Aim =
Without the pictures, output the lines of the material from the very first through the one that holds "t.textContent=line;".

>>>

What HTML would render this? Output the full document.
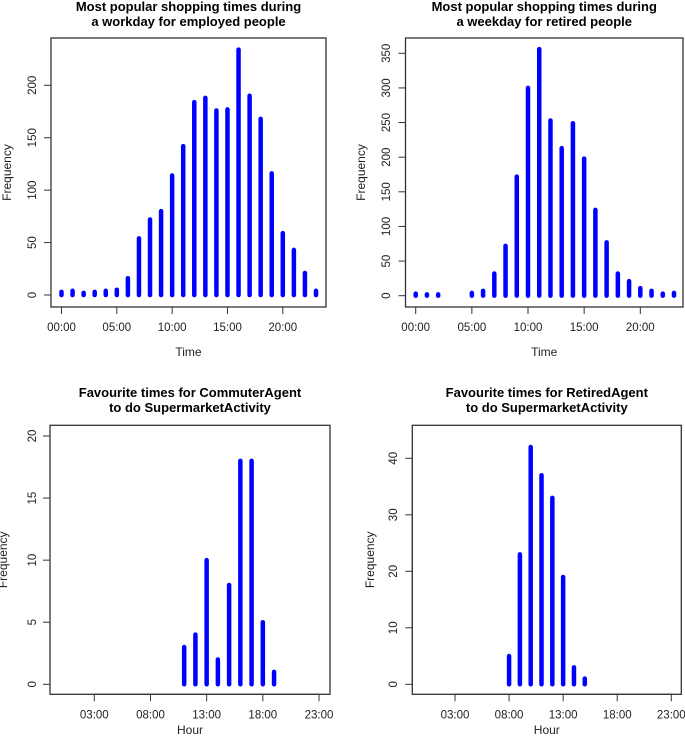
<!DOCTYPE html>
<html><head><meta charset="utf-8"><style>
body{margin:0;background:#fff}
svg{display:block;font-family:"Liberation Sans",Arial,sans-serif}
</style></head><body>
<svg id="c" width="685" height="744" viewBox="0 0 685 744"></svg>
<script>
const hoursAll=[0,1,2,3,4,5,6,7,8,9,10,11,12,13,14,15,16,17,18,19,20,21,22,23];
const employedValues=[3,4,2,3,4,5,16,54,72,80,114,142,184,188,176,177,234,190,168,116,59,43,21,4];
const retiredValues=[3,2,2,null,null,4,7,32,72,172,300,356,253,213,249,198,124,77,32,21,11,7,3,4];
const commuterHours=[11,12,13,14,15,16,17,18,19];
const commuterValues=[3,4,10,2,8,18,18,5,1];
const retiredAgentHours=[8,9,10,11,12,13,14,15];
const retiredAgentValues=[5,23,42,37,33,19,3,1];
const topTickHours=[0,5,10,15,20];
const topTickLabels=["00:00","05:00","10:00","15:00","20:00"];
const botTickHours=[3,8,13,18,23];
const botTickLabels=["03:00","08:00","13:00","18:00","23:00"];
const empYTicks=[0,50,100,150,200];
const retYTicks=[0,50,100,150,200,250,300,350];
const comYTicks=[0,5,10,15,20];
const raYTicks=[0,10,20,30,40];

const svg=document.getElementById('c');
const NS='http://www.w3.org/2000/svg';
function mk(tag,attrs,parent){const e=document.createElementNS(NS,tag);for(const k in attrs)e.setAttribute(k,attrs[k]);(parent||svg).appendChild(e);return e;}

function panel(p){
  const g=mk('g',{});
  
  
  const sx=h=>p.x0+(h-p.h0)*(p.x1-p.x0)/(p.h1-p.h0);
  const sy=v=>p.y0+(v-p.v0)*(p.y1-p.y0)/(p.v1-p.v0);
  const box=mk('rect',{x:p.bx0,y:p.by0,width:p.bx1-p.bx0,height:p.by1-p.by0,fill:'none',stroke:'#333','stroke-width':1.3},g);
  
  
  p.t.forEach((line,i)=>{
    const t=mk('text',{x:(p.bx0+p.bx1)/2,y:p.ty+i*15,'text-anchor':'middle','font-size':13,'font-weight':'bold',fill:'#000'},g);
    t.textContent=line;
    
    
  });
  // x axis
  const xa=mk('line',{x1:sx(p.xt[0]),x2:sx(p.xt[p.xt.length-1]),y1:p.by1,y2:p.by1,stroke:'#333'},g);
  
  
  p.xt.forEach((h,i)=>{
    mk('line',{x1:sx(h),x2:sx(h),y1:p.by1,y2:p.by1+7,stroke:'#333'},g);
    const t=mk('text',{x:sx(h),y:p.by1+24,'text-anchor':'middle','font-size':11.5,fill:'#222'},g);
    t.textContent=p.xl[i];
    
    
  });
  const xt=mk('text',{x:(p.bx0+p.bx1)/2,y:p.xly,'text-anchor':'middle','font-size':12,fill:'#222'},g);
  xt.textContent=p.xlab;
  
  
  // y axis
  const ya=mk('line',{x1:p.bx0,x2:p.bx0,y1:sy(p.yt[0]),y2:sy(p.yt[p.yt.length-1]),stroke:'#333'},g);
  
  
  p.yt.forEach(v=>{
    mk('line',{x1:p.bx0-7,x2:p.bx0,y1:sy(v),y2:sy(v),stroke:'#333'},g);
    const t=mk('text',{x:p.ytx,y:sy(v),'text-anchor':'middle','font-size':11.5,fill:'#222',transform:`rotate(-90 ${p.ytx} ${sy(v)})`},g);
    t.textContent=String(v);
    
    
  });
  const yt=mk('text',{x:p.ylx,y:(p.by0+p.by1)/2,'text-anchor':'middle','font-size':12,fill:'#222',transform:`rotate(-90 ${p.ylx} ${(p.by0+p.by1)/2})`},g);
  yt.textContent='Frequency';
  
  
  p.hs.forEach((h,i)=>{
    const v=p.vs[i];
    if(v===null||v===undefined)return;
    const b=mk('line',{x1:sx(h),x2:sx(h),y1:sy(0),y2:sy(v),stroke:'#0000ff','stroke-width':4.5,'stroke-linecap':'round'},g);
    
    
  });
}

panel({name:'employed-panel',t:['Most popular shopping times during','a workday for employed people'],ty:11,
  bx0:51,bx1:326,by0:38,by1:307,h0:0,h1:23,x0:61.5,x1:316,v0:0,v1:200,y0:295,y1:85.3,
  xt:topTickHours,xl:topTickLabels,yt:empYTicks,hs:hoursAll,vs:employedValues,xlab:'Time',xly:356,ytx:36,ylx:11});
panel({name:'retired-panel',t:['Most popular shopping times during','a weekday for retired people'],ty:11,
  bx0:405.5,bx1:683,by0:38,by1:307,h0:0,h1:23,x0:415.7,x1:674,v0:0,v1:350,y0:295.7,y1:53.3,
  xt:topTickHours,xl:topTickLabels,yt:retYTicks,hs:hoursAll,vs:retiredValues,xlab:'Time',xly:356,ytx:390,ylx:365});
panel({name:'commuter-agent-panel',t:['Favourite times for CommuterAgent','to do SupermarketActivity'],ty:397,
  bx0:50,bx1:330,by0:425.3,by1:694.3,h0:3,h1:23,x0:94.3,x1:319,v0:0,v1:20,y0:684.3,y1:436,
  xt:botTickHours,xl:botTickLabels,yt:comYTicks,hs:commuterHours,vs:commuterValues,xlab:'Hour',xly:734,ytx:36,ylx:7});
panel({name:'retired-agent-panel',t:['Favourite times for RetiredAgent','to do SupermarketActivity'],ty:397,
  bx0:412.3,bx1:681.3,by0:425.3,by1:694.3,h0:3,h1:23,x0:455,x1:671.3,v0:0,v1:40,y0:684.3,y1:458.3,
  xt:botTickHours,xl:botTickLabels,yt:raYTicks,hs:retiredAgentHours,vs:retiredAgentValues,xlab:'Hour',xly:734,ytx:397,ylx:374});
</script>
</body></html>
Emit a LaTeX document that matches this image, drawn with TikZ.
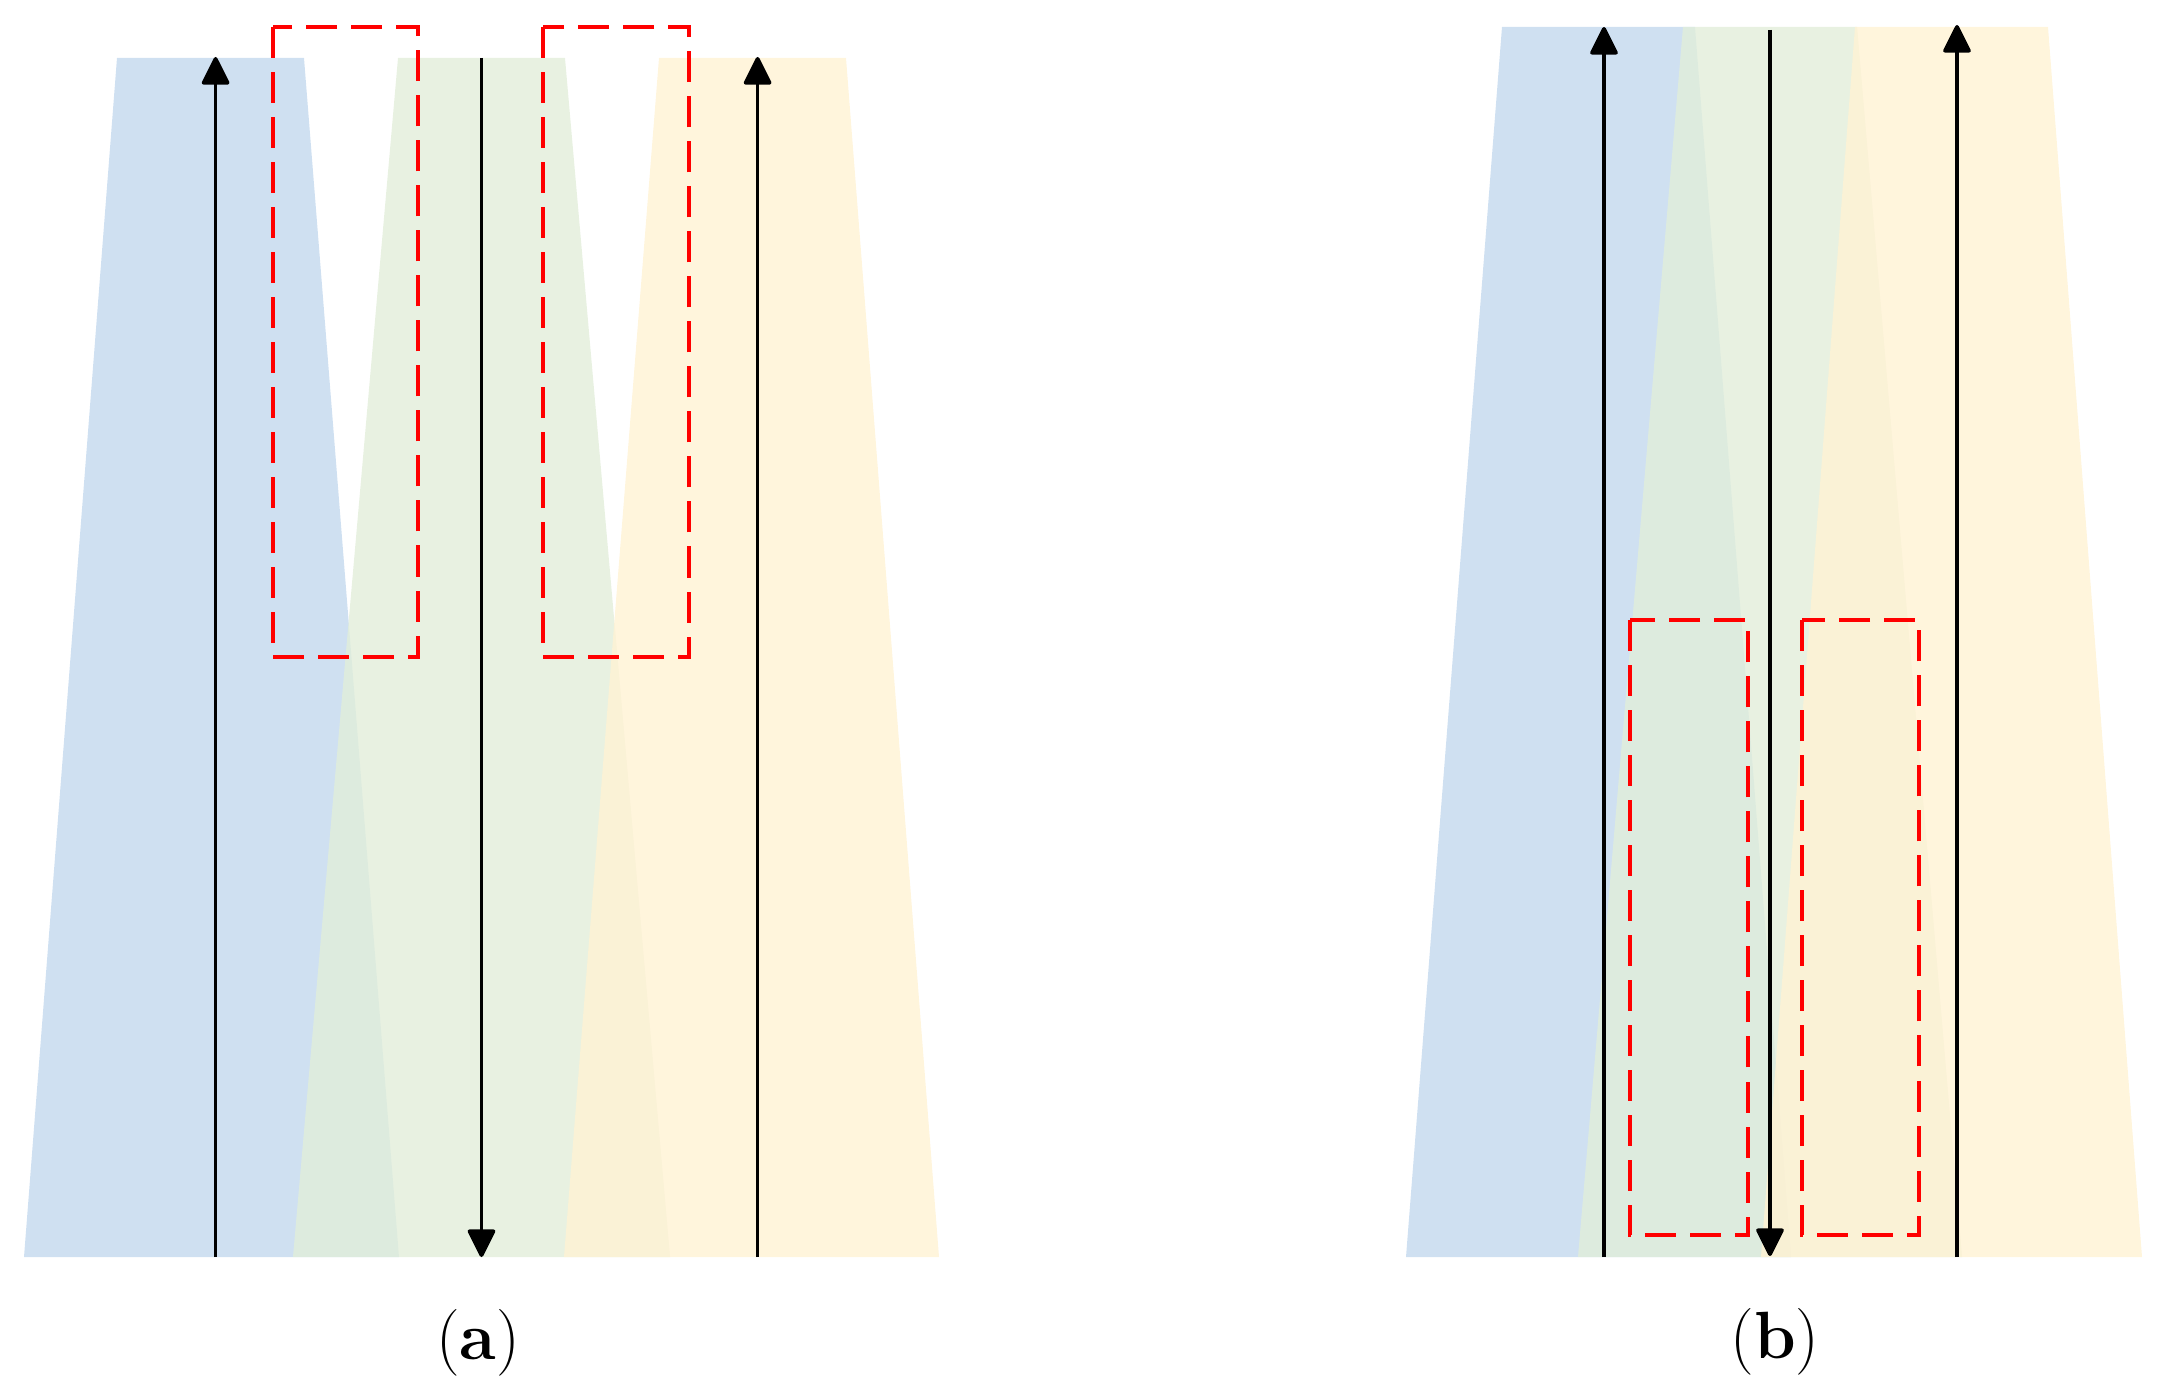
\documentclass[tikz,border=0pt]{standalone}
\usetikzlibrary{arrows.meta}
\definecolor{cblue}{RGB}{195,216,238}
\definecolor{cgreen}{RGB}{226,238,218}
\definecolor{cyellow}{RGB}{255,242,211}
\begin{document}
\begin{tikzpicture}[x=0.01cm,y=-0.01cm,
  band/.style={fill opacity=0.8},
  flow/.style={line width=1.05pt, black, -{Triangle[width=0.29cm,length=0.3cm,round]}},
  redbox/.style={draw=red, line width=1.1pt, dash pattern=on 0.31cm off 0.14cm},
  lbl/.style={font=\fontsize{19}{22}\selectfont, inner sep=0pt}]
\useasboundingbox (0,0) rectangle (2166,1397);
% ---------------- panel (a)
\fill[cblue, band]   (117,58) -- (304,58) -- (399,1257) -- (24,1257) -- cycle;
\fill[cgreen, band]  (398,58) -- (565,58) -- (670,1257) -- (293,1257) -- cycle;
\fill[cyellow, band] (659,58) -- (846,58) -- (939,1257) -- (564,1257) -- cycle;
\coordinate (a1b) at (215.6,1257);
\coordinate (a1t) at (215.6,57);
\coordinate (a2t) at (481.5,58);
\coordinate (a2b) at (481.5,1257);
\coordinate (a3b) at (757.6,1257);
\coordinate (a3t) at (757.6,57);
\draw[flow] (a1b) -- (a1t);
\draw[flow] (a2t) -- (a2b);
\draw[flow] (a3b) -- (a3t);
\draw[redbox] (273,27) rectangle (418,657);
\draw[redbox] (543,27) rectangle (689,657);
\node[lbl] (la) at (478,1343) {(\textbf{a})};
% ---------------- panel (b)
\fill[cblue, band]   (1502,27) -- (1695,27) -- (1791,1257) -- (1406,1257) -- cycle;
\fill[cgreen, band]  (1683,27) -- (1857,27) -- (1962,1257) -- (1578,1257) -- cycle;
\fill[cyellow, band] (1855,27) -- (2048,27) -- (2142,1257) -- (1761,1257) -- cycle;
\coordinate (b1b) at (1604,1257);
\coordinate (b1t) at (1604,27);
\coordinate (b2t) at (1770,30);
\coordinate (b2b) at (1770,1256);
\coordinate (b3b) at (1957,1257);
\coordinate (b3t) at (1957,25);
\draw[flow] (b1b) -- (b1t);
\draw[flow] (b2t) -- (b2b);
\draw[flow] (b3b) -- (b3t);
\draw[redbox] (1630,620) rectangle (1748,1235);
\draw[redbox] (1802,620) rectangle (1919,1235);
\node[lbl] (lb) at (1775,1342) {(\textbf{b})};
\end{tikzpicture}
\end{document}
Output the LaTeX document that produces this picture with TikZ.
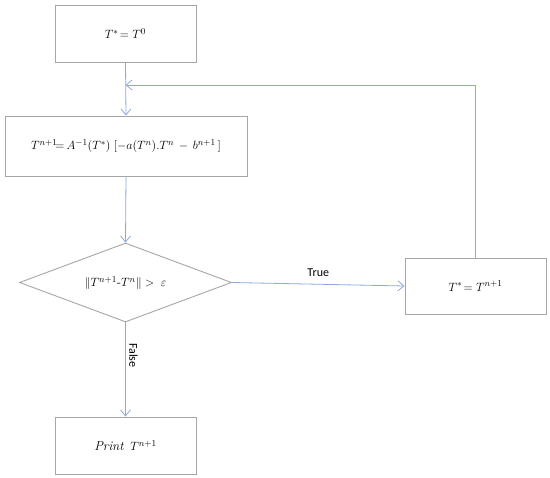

<<<

Reply =
What HTML would render this? Output the full document.
<!DOCTYPE html>
<html><head><meta charset="utf-8"><style>
body{margin:0;background:#fff}
svg{display:block;font-family:"Liberation Sans",Arial,sans-serif}
</style></head><body>
<svg id="c" width="685" height="744" viewBox="0 0 685 744"></svg>
<script>
const hoursAll=[0,1,2,3,4,5,6,7,8,9,10,11,12,13,14,15,16,17,18,19,20,21,22,23];
const employedValues=[3,4,2,3,4,5,16,54,72,80,114,142,184,188,176,177,234,190,168,116,59,43,21,4];
const retiredValues=[3,2,2,null,null,4,7,32,72,172,300,356,253,213,249,198,124,77,32,21,11,7,3,4];
const commuterHours=[11,12,13,14,15,16,17,18,19];
const commuterValues=[3,4,10,2,8,18,18,5,1];
const retiredAgentHours=[8,9,10,11,12,13,14,15];
const retiredAgentValues=[5,23,42,37,33,19,3,1];
const topTickHours=[0,5,10,15,20];
const topTickLabels=["00:00","05:00","10:00","15:00","20:00"];
const botTickHours=[3,8,13,18,23];
const botTickLabels=["03:00","08:00","13:00","18:00","23:00"];
const empYTicks=[0,50,100,150,200];
const retYTicks=[0,50,100,150,200,250,300,350];
const comYTicks=[0,5,10,15,20];
const raYTicks=[0,10,20,30,40];

const svg=document.getElementById('c');
const NS='http://www.w3.org/2000/svg';
function mk(tag,attrs,parent){const e=document.createElementNS(NS,tag);for(const k in attrs)e.setAttribute(k,attrs[k]);(parent||svg).appendChild(e);return e;}

function panel(p){
  const g=mk('g',{});
  
  
  const sx=h=>p.x0+(h-p.h0)*(p.x1-p.x0)/(p.h1-p.h0);
  const sy=v=>p.y0+(v-p.v0)*(p.y1-p.y0)/(p.v1-p.v0);
  const box=mk('rect',{x:p.bx0,y:p.by0,width:p.bx1-p.bx0,height:p.by1-p.by0,fill:'none',stroke:'#333','stroke-width':1.3},g);
  
  
  p.t.forEach((line,i)=>{
    const t=mk('text',{x:(p.bx0+p.bx1)/2,y:p.ty+i*15,'text-anchor':'middle','font-size':13,'font-weight':'bold',fill:'#000'},g);
    t.textContent=line;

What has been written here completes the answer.